Campaign spending violations are being raised this election season. Some call for a closer look into the past campaign of former Gov. Ben Cayetano.
Cayetano ran a successful campaign for re-election as governor of Hawaii in 1998. But, during that time, the campaign spending commission found more than a half a million dollars in contributions to the governor were illegal for various reasons, including dozens of residents who used false names to make contributions or gave more than the $6,000 limit allowed.
Those violations still have some Hawaii residents upset.
"Cayetano needs to pay back that half million dollars and answer to the voters," said John White, with the Pacific Resources Partnership.
"It was definitely higher than any case I'm aware of -- that involved excess contributions," said Gary Kam with the Campaign Spending Commission.
Cayetano was never fined for the illegal contributions and did turn over some of the money to the state.
"They turned in between $8,000 and $9,000 -- whatever was left in their campaign fund," said Kam.
Hearing the issue has been raised 14 years after the violations, Cayetano released this statement:
"If I did anything wrong, I would have been indicted. This is old news and an attempt by my critics to discredit my current campaign for mayor."
But a number a voters felt even though it happened back in 1998, it is still an important issue for this year's campaign.
"Voters want to know that kind of stuff. It could really affect their decision," said Honolulu resident Virgil Bulosan.
Many voters understand that campaigns are complicated and candidates can't know everything about their donors.
"When there is a mistake and the donor did something bad -- that's not the candidate's fault. But when the candidate's told something happened they need to take care of that. If they do then the candidate's acted in good faith," said Honolulu resident Kekoa McClellan.

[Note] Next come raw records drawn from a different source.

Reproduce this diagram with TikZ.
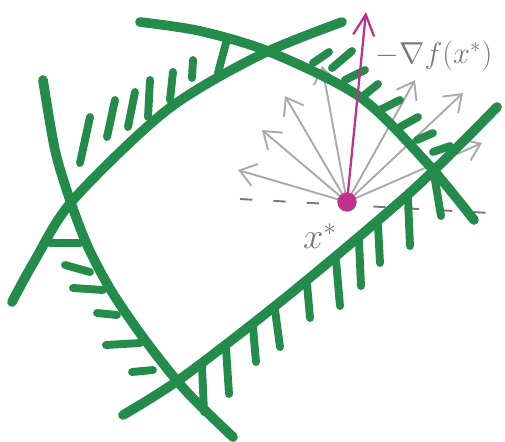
\documentclass[tikz,border=0pt]{standalone}
\usepackage{tikz}
\usetikzlibrary{arrows.meta}
\definecolor{marker}{RGB}{36,140,74}
\definecolor{pencil}{RGB}{170,170,170}
\definecolor{pencildark}{RGB}{120,120,120}
\definecolor{gradpen}{RGB}{190,50,140}
\tikzset{
  bound/.style={draw=marker, line width=5.5pt, line cap=round},
  hatch/.style={draw=marker, line width=4.5pt, line cap=round},
  dirarrow/.style={draw=pencil, line width=1.1pt, line cap=round,
    -{Straight Barb[length=9pt,width=13pt]}},
  gradarrow/.style={draw=gradpen, line width=1.3pt,
    -{Straight Barb[length=12pt,width=12pt]}},
  tangent/.style={draw=pencildark, line width=1.1pt, dash pattern=on 7pt off 12pt},
  xdot/.style={circle, fill=gradpen, inner sep=0pt, minimum size=11pt},
  lbl/.style={text=pencildark, inner sep=1pt}
}

\begin{document}
\begin{tikzpicture}[x=0.02cm, y=-0.02cm]
\useasboundingbox (0,0) rectangle (505,441);

% feasible directions at x*
\coordinate (xs0) at (347,202);
\coordinate (tl) at (240,199);
\coordinate (tr) at (490,213);
\draw[tangent] (tl) -- (tr);
\foreach \x/\y [count=\i] in {
  238/170, 262/130, 285/96, 322/66,
  415/80, 463/93, 482/143
}
{
  \coordinate (d\i) at (\x,\y);
  \draw[dirarrow] (xs0) -- (d\i);
}

% constraint boundaries
\draw[bound] plot[smooth] coordinates {(140,22) (200,31) (270,52) (360,97) (427,163) (474,220)};
\draw[bound] plot[smooth] coordinates {(342,22) (260,55) (167,110) (73,200) (35,260) (12,302)};
\draw[bound] plot[smooth] coordinates {(43,80) (55,150) (70,200) (88,247) (112,292) (145,340) (185,390) (233,437)};
\draw[bound] plot[smooth] coordinates {(123,415) (183,377) (290,294) (413,190) (497,107)};

% hatches, upper left boundary
\foreach \a/\b/\c/\d in {
  80/163/90/117, 107/137/115/100, 128/127/135/92, 148/117/150/80,
  170/100/173/72, 192/78/193/60, 218/73/226/43
}
{
  \draw[hatch] (\a,\b) -- (\c,\d);
}

% hatches, upper right boundary
\foreach \a/\b/\c/\d in {
  313/63/329/52, 332/68/352/51, 345/80/365/70, 362/97/378/84,
  380/110/400/100, 400/127/418/117, 417/140/433/133, 433/152/450/146
}
{
  \draw[hatch] (\a,\b) -- (\c,\d);
}

% hatches, lower left boundary
\foreach \a/\b/\c/\d in {
  50/243/80/243, 65/265/90/272, 73/288/103/290,
  97/313/117/315, 106/345/140/343, 132/372/153/370
}
{
  \draw[hatch] (\a,\b) -- (\c,\d);
}

% hatches, lower right boundary
\foreach \a/\b/\c/\d in {
  202/366/204/412, 226/348/229/394, 253/327/256/362, 275/310/280/347,
  307/284/310/318, 336/260/340/306, 359/241/361/286, 378/225/380/263,
  408/199/410/246, 434/174/441/216
}
{
  \draw[hatch] (\a,\b) -- (\c,\d);
}

% negative gradient
\coordinate (gtip) at (366,12);
\draw[gradarrow] (xs0) -- (gtip);
\node[xdot] (xs) at (xs0) {};

% labels
\node[lbl, font=\fontsize{18}{20}\selectfont] (glbl) at (434,56) {$-\nabla f(x^*)$};
\node[lbl, font=\fontsize{20}{22}\selectfont] (xlbl) at (320,236) {$x^*$};

\end{tikzpicture}
\end{document}
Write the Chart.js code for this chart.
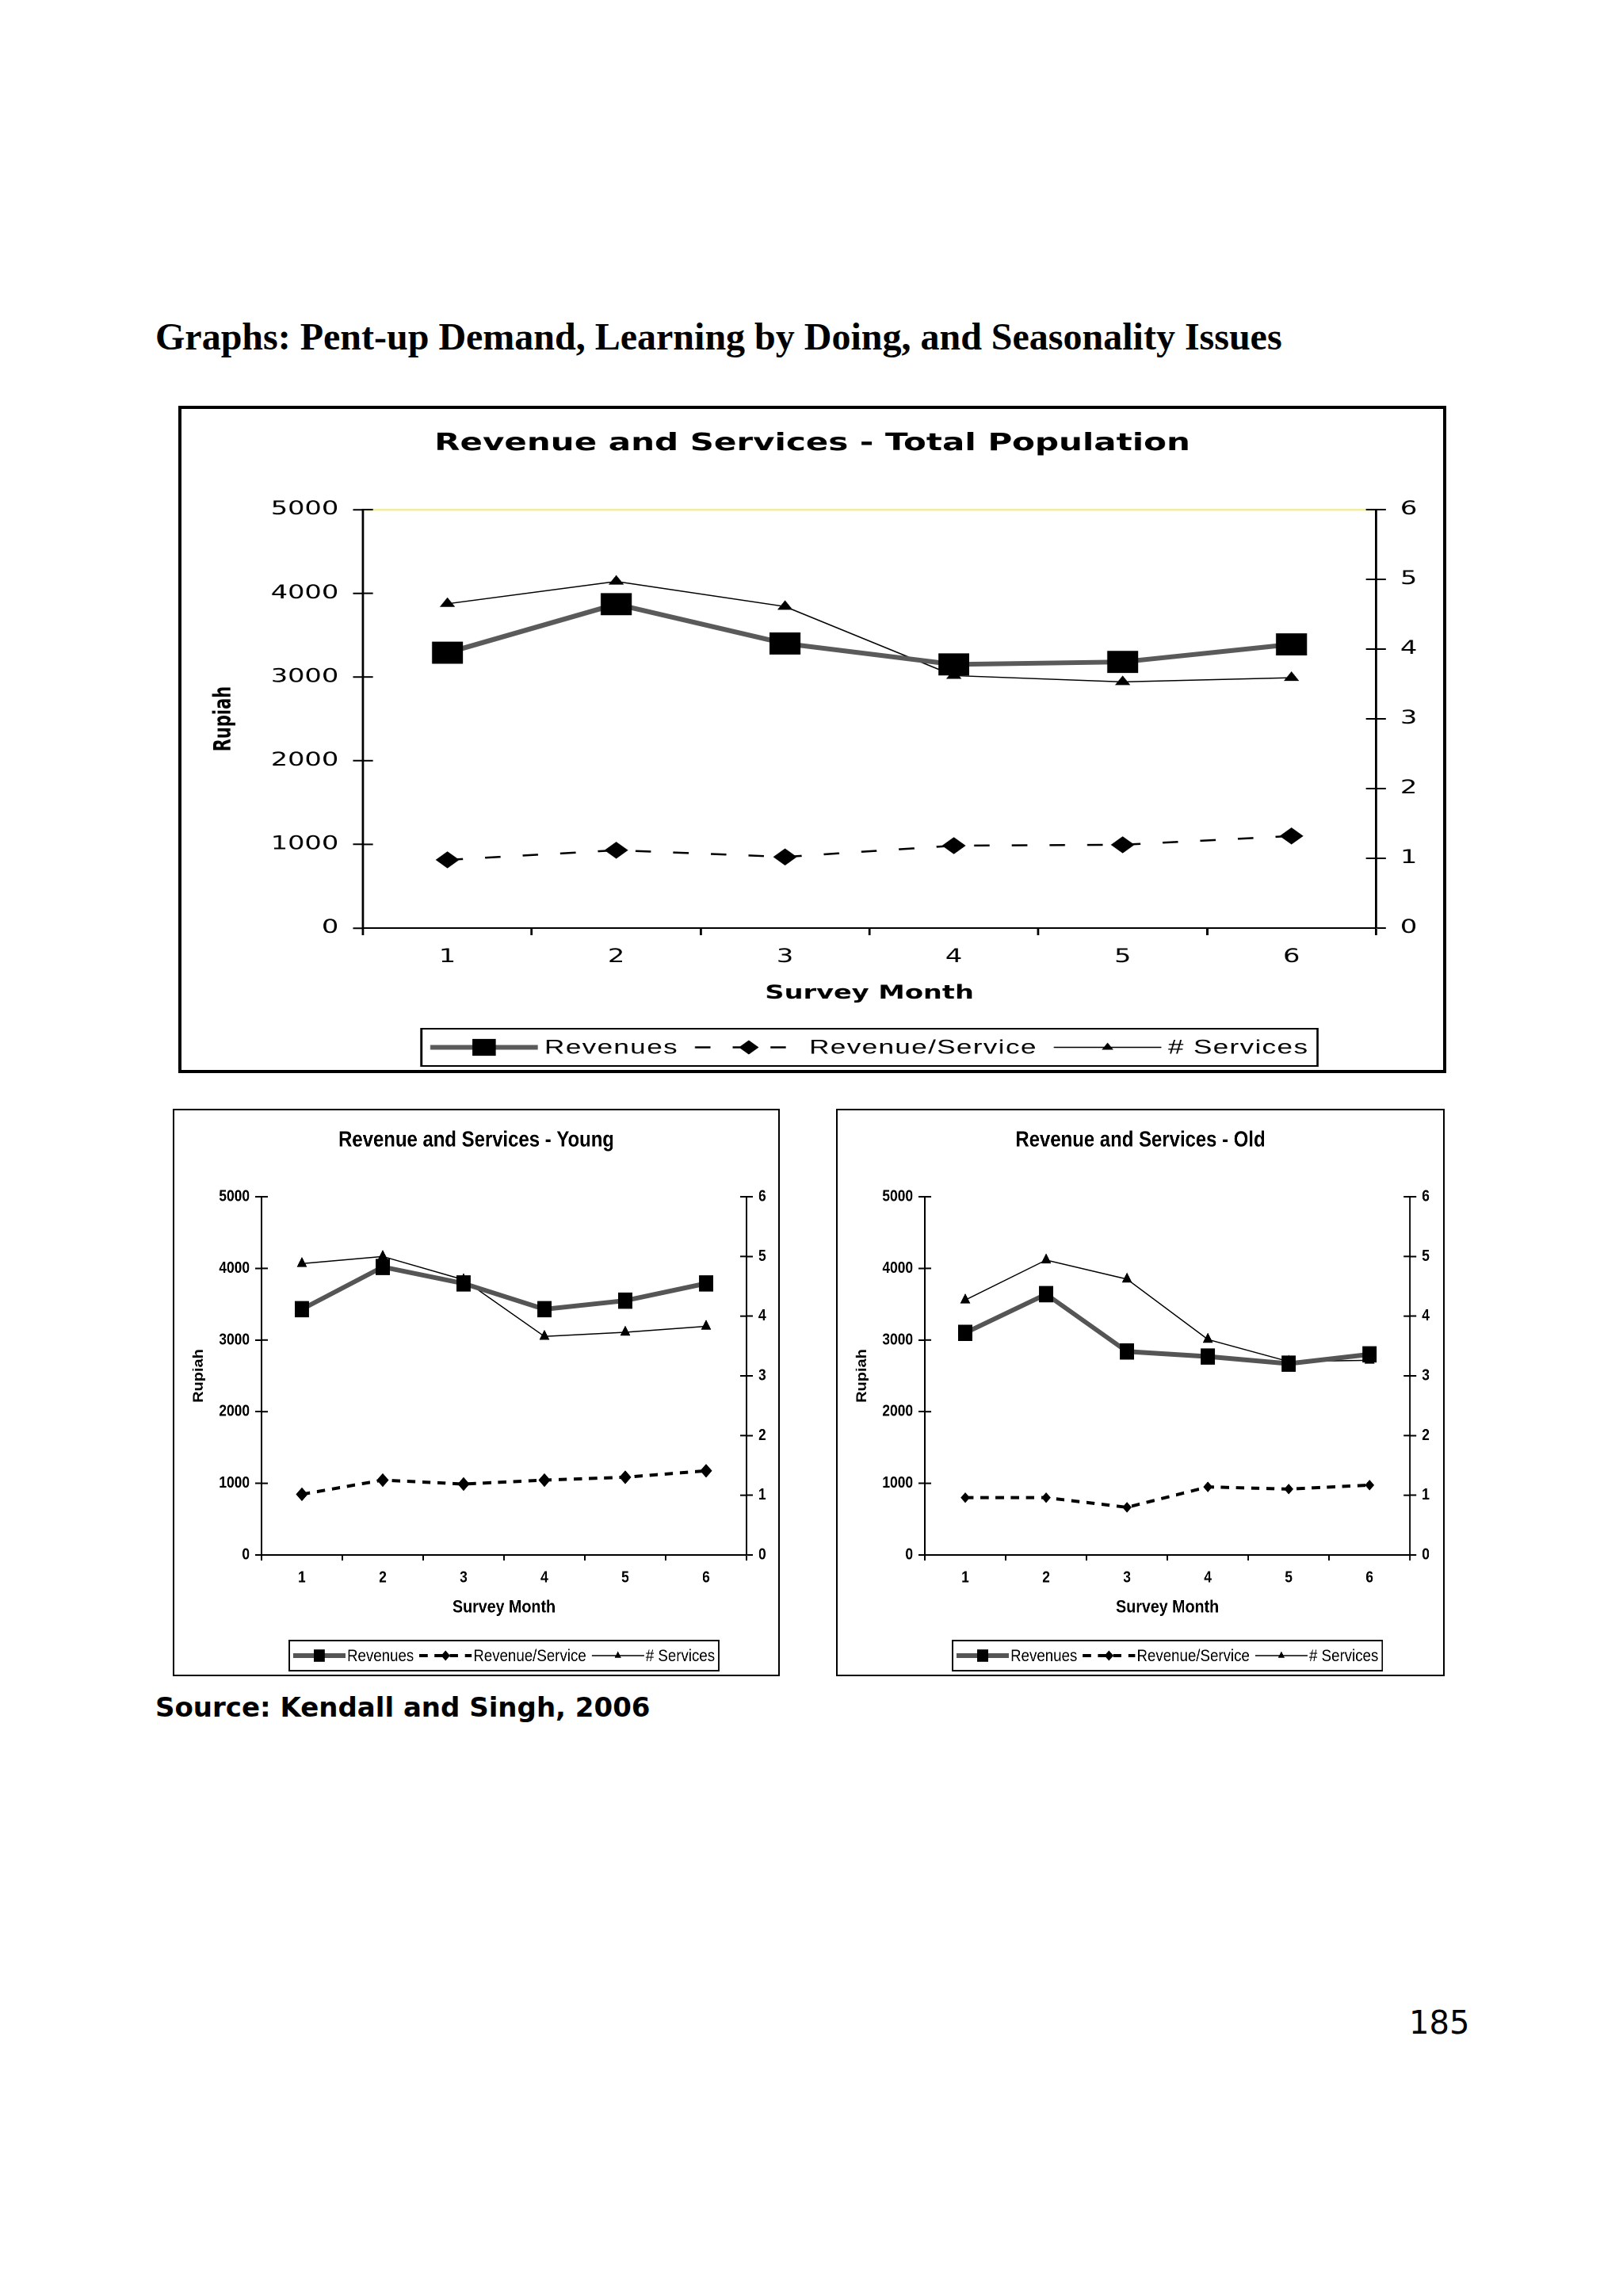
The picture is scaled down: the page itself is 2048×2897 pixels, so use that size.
<!DOCTYPE html>
<html>
<head>
<meta charset="utf-8">
<script src="https://cdn.jsdelivr.net/npm/chart.js@4/dist/chart.umd.min.js"></script>
<style>
html,body{margin:0;padding:0;background:#fff;}
body{width:2048px;height:2897px;position:relative;overflow:hidden;}
.abs{position:absolute;white-space:nowrap;color:#000;}
#heading{left:196px;top:401px;font:bold 48px "Liberation Serif";line-height:1;}
.box{position:absolute;box-sizing:border-box;border:solid #000;background:#fff;}
#mainBox{left:225px;top:512px;width:1600px;height:842px;border-width:4px;}
#youngBox{left:218px;top:1399px;width:766px;height:716px;border-width:2px;}
#oldBox{left:1055px;top:1399px;width:768px;height:716px;border-width:2px;}
canvas{display:block;}
#source{left:196px;top:2137px;font:bold 34px "DejaVu Sans";line-height:1;}
#page{left:1778px;top:2532px;font:40px "DejaVu Sans";line-height:1;}
</style>
</head>
<body>
<div class="abs" id="heading">Graphs: Pent-up Demand, Learning by Doing, and Seasonality Issues</div>
<div class="box" id="mainBox"><canvas id="cMain" width="1137" height="834" style="width:1592px;height:834px"></canvas></div>
<div class="box" id="youngBox"><canvas id="cYoung" width="876" height="712" style="width:762px;height:712px"></canvas></div>
<div class="box" id="oldBox"><canvas id="cOld" width="878" height="712" style="width:764px;height:712px"></canvas></div>
<div class="abs" id="source">Source: Kendall and Singh, 2006</div>
<div class="abs" id="page">185</div>
<script>
// ---------- data ----------
const months = ['1', '2', '3', '4', '5', '6'];
const seriesNames = ['Revenues', 'Revenue/Service', '# Services'];
const leftTickLabels = ['0', '1000', '2000', '3000', '4000', '5000'];
const rightTickLabels = ['0', '1', '2', '3', '4', '5', '6'];
const yTitle = 'Rupiah';
const xTitle = 'Survey Month';

const totalTitle = 'Revenue and Services - Total Population';
const totalRevenues = [3290, 3870, 3400, 3150, 3180, 3390];
const totalRevPerService = [815, 930, 850, 985, 995, 1100];
const totalServices = [4.65, 4.97, 4.61, 3.62, 3.53, 3.59];

const youngTitle = 'Revenue and Services - Young';
const youngRevenues = [3430, 4020, 3790, 3430, 3550, 3790];
const youngRevPerService = [847, 1045, 990, 1045, 1085, 1175];
const youngServices = [4.88, 5.0, 4.61, 3.66, 3.73, 3.83];

const oldTitle = 'Revenue and Services - Old';
const oldRevenues = [3100, 3640, 2840, 2770, 2670, 2800];
const oldRevPerService = [800, 800, 665, 950, 920, 975];
const oldServices = [4.27, 4.94, 4.62, 3.61, 3.24, 3.26];

// ---------- helpers ----------
function marker(ctx, style, r, x, y) {
  ctx.beginPath();
  if (style === 'rect') {
    const s = r * Math.SQRT1_2;
    ctx.rect(x - s, y - s, 2 * s, 2 * s);
  } else if (style === 'rectRot') {
    ctx.moveTo(x, y - r); ctx.lineTo(x + r, y); ctx.lineTo(x, y + r); ctx.lineTo(x - r, y); ctx.closePath();
  } else if (style === 'triangle') {
    const a = 2 * Math.PI / 3;
    ctx.moveTo(x, y - r);
    ctx.lineTo(x + Math.sin(a) * r, y - Math.cos(a) * r);
    ctx.lineTo(x + Math.sin(2 * a) * r, y - Math.cos(2 * a) * r);
    ctx.closePath();
  }
  ctx.fill();
}

const excelPlugin = {
  id: 'excel',
  afterDraw(chart, args, o) {
    const ctx = chart.ctx;
    ctx.save();
    // inner halves of the crossing value-axis ticks
    ctx.strokeStyle = '#000';
    ctx.lineWidth = o.tickWidth;
    ['y', 'y1'].forEach(id => {
      const s = chart.scales[id];
      s.ticks.forEach((t, i) => {
        const py = s.getPixelForTick(i);
        ctx.beginPath();
        if (id === 'y') { ctx.moveTo(s.right, py); ctx.lineTo(s.right + o.innerTick, py); }
        else { ctx.moveTo(s.left - o.innerTick, py); ctx.lineTo(s.left, py); }
        ctx.stroke();
      });
    });
    // Excel-style legend
    const ds = chart.data.datasets;
    ctx.font = o.font;
    if ('letterSpacing' in ctx) ctx.letterSpacing = o.letterSpacing;
    const widths = ds.map(d => ctx.measureText(d.label).width);
    const total = 2 * o.pad + ds.length * (o.sample + o.gap) + widths.reduce((a, b) => a + b, 0) + (ds.length - 1) * o.itemGap;
    const area = chart.chartArea;
    const cx = (area.left + area.right) / 2;
    const left = cx - total / 2;
    const cy = chart.height - o.bottom;
    ctx.lineWidth = o.boxWidth;
    ctx.strokeStyle = '#000';
    ctx.strokeRect(left, cy - o.height / 2, total, o.height);
    let x = left + o.pad;
    ds.forEach((d, i) => {
      ctx.save();
      ctx.strokeStyle = d.borderColor;
      ctx.lineWidth = d.borderWidth;
      ctx.setLineDash(d.borderDash || []);
      ctx.beginPath(); ctx.moveTo(x, cy); ctx.lineTo(x + o.sample, cy); ctx.stroke();
      ctx.restore();
      ctx.fillStyle = '#000';
      marker(ctx, d.pointStyle, o.radii[i], x + o.sample / 2, cy);
      x += o.sample + o.gap;
      ctx.fillStyle = '#000';
      ctx.textBaseline = 'middle';
      ctx.textAlign = 'left';
      ctx.fillText(d.label, x, cy + 1);
      x += widths[i] + o.itemGap;
    });
    ctx.restore();
  }
};

function buildChart(id, title, rev, rps, svc, g) {
  const canvas = document.getElementById(id);
  const W = canvas.width;
  return new Chart(canvas, {
    type: 'line',
    data: {
      labels: months,
      datasets: [
        { label: seriesNames[0], data: rev, yAxisID: 'y', borderColor: g.revColor, borderWidth: g.revWidth,
          pointStyle: 'rect', pointRadius: g.rRev, pointBackgroundColor: '#000', pointBorderColor: '#000', pointBorderWidth: 1, tension: 0 },
        { label: seriesNames[1], data: rps, yAxisID: 'y', borderColor: '#000', borderWidth: g.rpsWidth, borderDash: g.rpsDash,
          pointStyle: 'rectRot', pointRadius: g.rRps, pointBackgroundColor: '#000', pointBorderColor: '#000', pointBorderWidth: 1, tension: 0 },
        { label: seriesNames[2], data: svc, yAxisID: 'y1', borderColor: '#000', borderWidth: g.svcWidth,
          pointStyle: 'triangle', pointRadius: g.rSvc, pointBackgroundColor: '#000', pointBorderColor: '#000', pointBorderWidth: 1, tension: 0 }
      ]
    },
    plugins: [excelPlugin],
    options: {
      responsive: false,
      animation: false,
      devicePixelRatio: 2,
      layout: { padding: { left: 0, right: 0, top: 0, bottom: g.padBottom } },
      plugins: {
        legend: { display: false },
        tooltip: { enabled: false },
        title: { display: true, text: title, color: '#000',
          font: { family: g.titleFamily, size: g.titleSize, weight: 'bold', lineHeight: 1.2 },
          padding: { top: g.titleTop, bottom: g.titleBottom } },
        excel: g.legend
      },
      scales: {
        x: {
          type: 'category', offset: true,
          grid: { offset: true, drawOnChartArea: false, drawTicks: true, tickLength: g.xTick, tickColor: '#000', tickWidth: g.axisW },
          border: { display: true, color: '#000', width: g.axisW },
          ticks: { color: '#000', font: { family: g.tickFamily, size: g.tickSize, weight: g.tickWeight, lineHeight: 1.2 }, padding: g.xTickPad, maxRotation: 0, autoSkip: false },
          title: { display: true, text: xTitle, color: '#000', font: { family: g.axisTitleFamily, size: g.xTitleSize, weight: 'bold', lineHeight: 1.2 }, padding: { top: 0, bottom: 0 } },
          afterFit: s => { s.height = g.xHeight; }
        },
        y: {
          position: 'left', min: 0, max: 5000,
          ticks: { stepSize: 1000, color: '#000', font: { family: g.tickFamily, size: g.tickSize, weight: g.tickWeight }, padding: g.yTickPad,
            callback: (v, i) => leftTickLabels[i] },
          grid: { drawOnChartArea: true, color: c => (c.tick && c.tick.value === 5000) ? g.topColor : 'rgba(0,0,0,0)',
            lineWidth: g.topLineW, tickLength: g.yTick, tickColor: '#000', tickWidth: g.axisW },
          border: { display: true, color: '#000', width: g.axisW },
          title: { display: true, text: yTitle, color: '#000', font: { family: g.axisTitleFamily, size: g.yTitleSize, weight: 'bold', lineHeight: 1.2 }, padding: { top: g.yTitlePad, bottom: 0 } },
          afterFit: s => { s.width = g.yWidth; }
        },
        y1: {
          position: 'right', min: 0, max: 6,
          ticks: { stepSize: 1, color: '#000', font: { family: g.tickFamily, size: g.tickSize, weight: g.tickWeight }, padding: g.yTickPad,
            callback: (v, i) => rightTickLabels[i] },
          grid: { drawOnChartArea: false, tickLength: g.yTick, tickColor: '#000', tickWidth: g.axisW },
          border: { display: true, color: '#000', width: g.axisW },
          afterFit: s => { s.width = W - g.plotRight; }
        }
      }
    }
  });
}

const mainStyle = {
  revColor: '#5a5a5a', revWidth: 6, rRev: 19,
  rpsWidth: 2.5, rpsDash: [14, 20], rRps: 10,
  svcWidth: 1.5, rSvc: 7,
  padBottom: 81.6, titleFamily: 'DejaVu Sans', titleSize: 30, titleTop: 26, titleBottom: 65,
  tickFamily: 'DejaVu Sans', tickSize: 24, tickWeight: 'normal', axisTitleFamily: 'DejaVu Sans', xTitleSize: 24, yTitleSize: 21,
  xTick: 9, xTickPad: 13.6, yTick: 9, yTickPad: 13, axisW: 2, xHeight: 97.4,
  yWidth: 163.6, plotRight: 1076.4, yTitlePad: 26, topColor: '#f1eca0', topLineW: 2.5,
  legend: { font: '25px "Liberation Sans"', letterSpacing: '1px', sample: 97, gap: 6, itemGap: 15, pad: 8,
    bottom: 28.5, height: 47, boxWidth: 2, radii: [15, 9, 6], innerTick: 9, tickWidth: 2 }
};
const smallStyle = (rRps) => ({
  revColor: '#555555', revWidth: 6, rRev: 13.8,
  rpsWidth: 4, rpsDash: [12, 10], rRps: rRps,
  svcWidth: 1.5, rSvc: 7.5,
  padBottom: 71.4, titleFamily: 'Liberation Sans', titleSize: 27.5, titleTop: 21.5, titleBottom: 54.5,
  tickFamily: 'Liberation Sans', tickSize: 20, tickWeight: 'bold', axisTitleFamily: 'Liberation Sans', xTitleSize: 22.6, yTitleSize: 20,
  xTick: 7, xTickPad: 10, yTick: 9.2, yTickPad: 8, axisW: 2, xHeight: 79.6,
  yWidth: 126.4, plotRight: 830, yTitlePad: 23.6, topColor: 'rgba(0,0,0,0)', topLineW: 1,
  legend: { font: '21.5px "Liberation Sans"', letterSpacing: '0px', sample: 76, gap: 2.3, itemGap: 8, pad: 5.7,
    bottom: 24, height: 38, boxWidth: 2, radii: [11, 6.5, 5.5], innerTick: 9.2, tickWidth: 2 }
});

buildChart('cMain', totalTitle, totalRevenues, totalRevPerService, totalServices, mainStyle);
buildChart('cYoung', youngTitle, youngRevenues, youngRevPerService, youngServices, smallStyle(8));
buildChart('cOld', oldTitle, oldRevenues, oldRevPerService, oldServices, smallStyle(6));
</script>
</body>
</html>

There are many current issues that are important this election. But for some, it is the character of a candidate that will make the difference when they get into the voting booth.
"Character is important. It's the first thing I see in a person," said Honolulu resident Taimi Taumoefolau.
Even though Cayetano has another campaign underway, he won't have to turn over any additional money to the state for the old campaign spending violations. The Hawaii Attorney General's Office determined a current campaign can't be penalized for past violations, even if it is with the same candidate.
White said Cayetano is now threatening a lawsuit against the Pacific Resource Partnership.
"We will not be silenced by bully tactics and threats of lawsuits," said White "We maintain that these illegal donations are directly tied to non bid contracts awarded by the Cayetano administration. They are part of the pay to play culture that permeated the Cayetano campaign and his administration."